The first question relates to the recommendation on the establishment of a time-table of one year — that is, 1 January 1977 — for withdrawal. That recommendation should not, in our view, be interpreted by Israel as indicating that, if circumstances warranted it, we would not insist before that date on the complete cessation of an occupation which has lasted only too long. It should not be regarded either as authorization to that country to remain for a longer period in the territories occupied since 1948.
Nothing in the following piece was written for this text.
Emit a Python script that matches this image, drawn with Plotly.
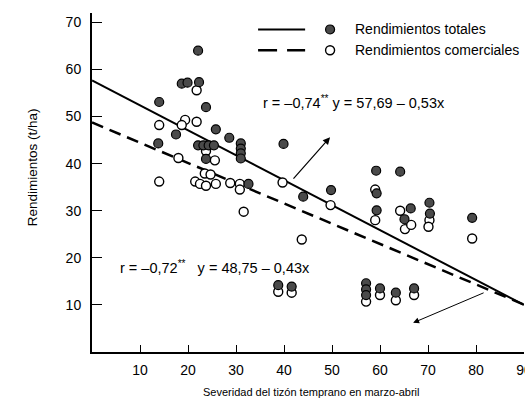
import plotly.graph_objects as go

# ---- data ----
total_x = [22.1, 18.7, 19.9, 22.3, 14.0, 23.75, 25.8, 17.5, 28.6,
           31.0, 31.0, 31.0, 31.0, 13.8, 22.1, 23.2, 24.3, 25.4, 23.75,
           39.9, 32.6, 44.0, 49.8, 59.2, 64.2, 59.3, 59.3, 66.4, 65.1,
           70.3, 70.4, 79.2, 38.8, 41.6, 57.1, 57.1, 57.1, 60.0, 63.3, 67.1]
total_y = [64.0, 57.0, 57.2, 57.3, 53.1, 52.0, 47.3, 46.2, 45.5,
           44.3, 43.2, 42.2, 41.1, 44.3, 43.9, 43.9, 43.9, 43.9, 41.0,
           44.2, 35.7, 33.0, 34.4, 38.5, 38.3, 33.7, 30.1, 30.5, 28.2,
           31.7, 29.4, 28.5, 14.2, 13.9, 14.6, 13.3, 12.1, 13.5, 12.6, 13.5]

com_x = [21.8, 19.4, 21.8, 14.0, 18.7, 23.75, 18.0, 25.6, 23.5, 24.7,
         14.0, 21.5, 22.5, 23.75, 25.8, 28.8, 30.8, 30.8, 31.6, 39.7,
         43.7, 49.7, 59.0, 59.0, 64.2, 65.2, 66.5, 70.3, 70.1, 79.2,
         38.8, 41.6, 57.1, 60.0, 63.3, 67.1]
com_y = [55.6, 49.3, 48.9, 48.2, 48.2, 42.7, 41.2, 40.7, 37.9, 37.7,
         36.2, 36.2, 35.7, 35.3, 35.7, 35.9, 35.7, 34.5, 29.8, 36.0,
         23.9, 31.2, 34.5, 28.0, 30.0, 26.1, 27.0, 28.0, 26.6, 24.1,
         12.8, 12.6, 10.7, 12.1, 11.0, 12.1]

# regression lines (intercept, slope) and x extent
reg_total = (57.69, -0.53)
reg_com = (48.75, -0.43)
reg_x = [0, 90]

x_ticks = [10, 20, 30, 40, 50, 60, 70, 80, 90]
y_ticks = [10, 20, 30, 40, 50, 60, 70]

FONT = "Liberation Sans, Arial, sans-serif"

fig = go.Figure()

fig.add_trace(go.Scatter(
    x=reg_x, y=[reg_total[0] + reg_total[1] * v for v in reg_x],
    mode="lines", line=dict(color="black", width=2), showlegend=False,
    hoverinfo="skip"))
fig.add_trace(go.Scatter(
    x=reg_x, y=[reg_com[0] + reg_com[1] * v for v in reg_x],
    mode="lines", line=dict(color="black", width=2.5, dash="12px,7px"),
    showlegend=False, hoverinfo="skip"))

fig.add_trace(go.Scatter(
    x=com_x, y=com_y, mode="markers", showlegend=False,
    marker=dict(size=9, color="white", line=dict(color="black", width=1.4))))
fig.add_trace(go.Scatter(
    x=total_x, y=total_y, mode="markers", showlegend=False,
    marker=dict(size=9, color="#4a4a4a", line=dict(color="black", width=1.2))))

shapes = [
    dict(type="line", xref="x", yref="y", x0=34.6, x1=44.4, y0=68.5, y1=68.5,
         line=dict(color="black", width=2)),
    dict(type="line", xref="x", yref="y", x0=34.6, x1=44.4, y0=64.1, y1=64.1,
         line=dict(color="black", width=2.5, dash="19px,10px")),
    dict(type="circle", xref="x", yref="y", xsizemode="pixel", ysizemode="pixel",
         xanchor=49.6, yanchor=68.5, x0=-4.5, x1=4.5, y0=-4.5, y1=4.5,
         fillcolor="#4a4a4a", line=dict(color="black", width=1.2)),
    dict(type="circle", xref="x", yref="y", xsizemode="pixel", ysizemode="pixel",
         xanchor=49.6, yanchor=64.1, x0=-4.5, x1=4.5, y0=-4.5, y1=4.5,
         fillcolor="white", line=dict(color="black", width=1.4)),
]

annotations = [
    dict(x=54.4, y=68.5, xref="x", yref="y", text="Rendimientos totales",
         showarrow=False, xanchor="left", yanchor="middle",
         font=dict(size=14, family=FONT, color="black")),
    dict(x=54.4, y=64.1, xref="x", yref="y", text="Rendimientos comerciales",
         showarrow=False, xanchor="left", yanchor="middle",
         font=dict(size=14, family=FONT, color="black")),
    dict(x=35.2, y=53.2, xref="x", yref="y",
         text="r = –0,74<sup>**</sup> y = 57,69 – 0,53x",
         showarrow=False, xanchor="left", yanchor="middle",
         font=dict(size=14.5, family=FONT, color="black")),
    dict(x=5.4, y=18.0, xref="x", yref="y",
         text="r = –0,72<sup>**</sup>\u00a0\u00a0\u00a0y = 48,75 – 0,43x",
         showarrow=False, xanchor="left", yanchor="middle",
         font=dict(size=14.5, family=FONT, color="black")),
    dict(x=49.6, y=45.6, ax=41.7, ay=36.5, xref="x", yref="y", axref="x", ayref="y",
         text="", showarrow=True, arrowhead=2, arrowsize=1.2, arrowwidth=1.2,
         arrowcolor="black", standoff=0, startstandoff=0),
    dict(x=66.9, y=6.2, ax=81.9, ay=12.7, xref="x", yref="y", axref="x", ayref="y",
         text="", showarrow=True, arrowhead=2, arrowsize=1.2, arrowwidth=1,
         arrowcolor="black", standoff=0, startstandoff=0),
    dict(x=-0.137, y=39.2, xref="paper", yref="y", text="Rendimientos (t/ha)",
         showarrow=False, textangle=-90, xanchor="center", yanchor="middle",
         font=dict(size=13.5, family=FONT, color="black")),
    dict(x=45.6, y=-0.118, xref="x", yref="paper",
         text="Severidad del tizón temprano en marzo-abril",
         showarrow=False, xanchor="center", yanchor="middle",
         font=dict(size=11, family=FONT, color="black")),
]

fig.update_layout(
    width=525, height=404,
    margin=dict(l=92, r=1, t=13, b=52, pad=0, autoexpand=False),
    paper_bgcolor="white", plot_bgcolor="white",
    font=dict(family=FONT, size=14, color="black"),
    shapes=shapes, annotations=annotations,
    showlegend=False,
)
fig.update_xaxes(range=[0, 90], tickvals=x_ticks, ticktext=[str(v) for v in x_ticks],
                 showline=True, linecolor="black", linewidth=2, ticks="inside",
                 ticklen=7, tickwidth=1.2, tickcolor="black", showgrid=False,
                 zeroline=False, tickfont=dict(size=14), ticklabelstandoff=4,
                 ticklabeloverflow="allow", automargin=False)
fig.update_yaxes(range=[0, 72], tickvals=y_ticks, ticktext=[str(v) for v in y_ticks],
                 showline=True, linecolor="black", linewidth=2, ticks="inside",
                 ticklen=10, tickwidth=1.2, tickcolor="black", showgrid=False,
                 zeroline=False, tickfont=dict(size=14), ticklabelstandoff=6,
                 ticklabeloverflow="allow", automargin=False)

fig.write_html("out.html",
               config={"displayModeBar": False},
               post_script="document.body.style.margin='0px';"
                           "document.body.style.overflow='hidden';")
The second question concerns the exercise of the right of return by the Palestinians displaced since 1967. Those Palestinians would be able to return immediately and unconditionally, whereas those displaced since 19^8 would have to await the conclusion of other arrangements. The same restriction as those which I have just mentioned should apply here, and, as the representative of the Palestine Liberation Organization rightly said, this chronological priority does not mean that the return of the persons displaced in 1967 is more urgent than the return of the Palestinians expelled in 1948, nor that the right of a given group is more obvious than that of another. Our recommendation is dictated solely by practical, chronological considerations.

Having made those remarks, my delegation is happy to be able to join in the consensus in favour of the adoption of our report. We are sure that this report is an important contribution to the efforts being made to bring peace, justice and freedom to Palestine.

* Distributed in accordance with a decision of the Committee. English text based on the interpretation from the French.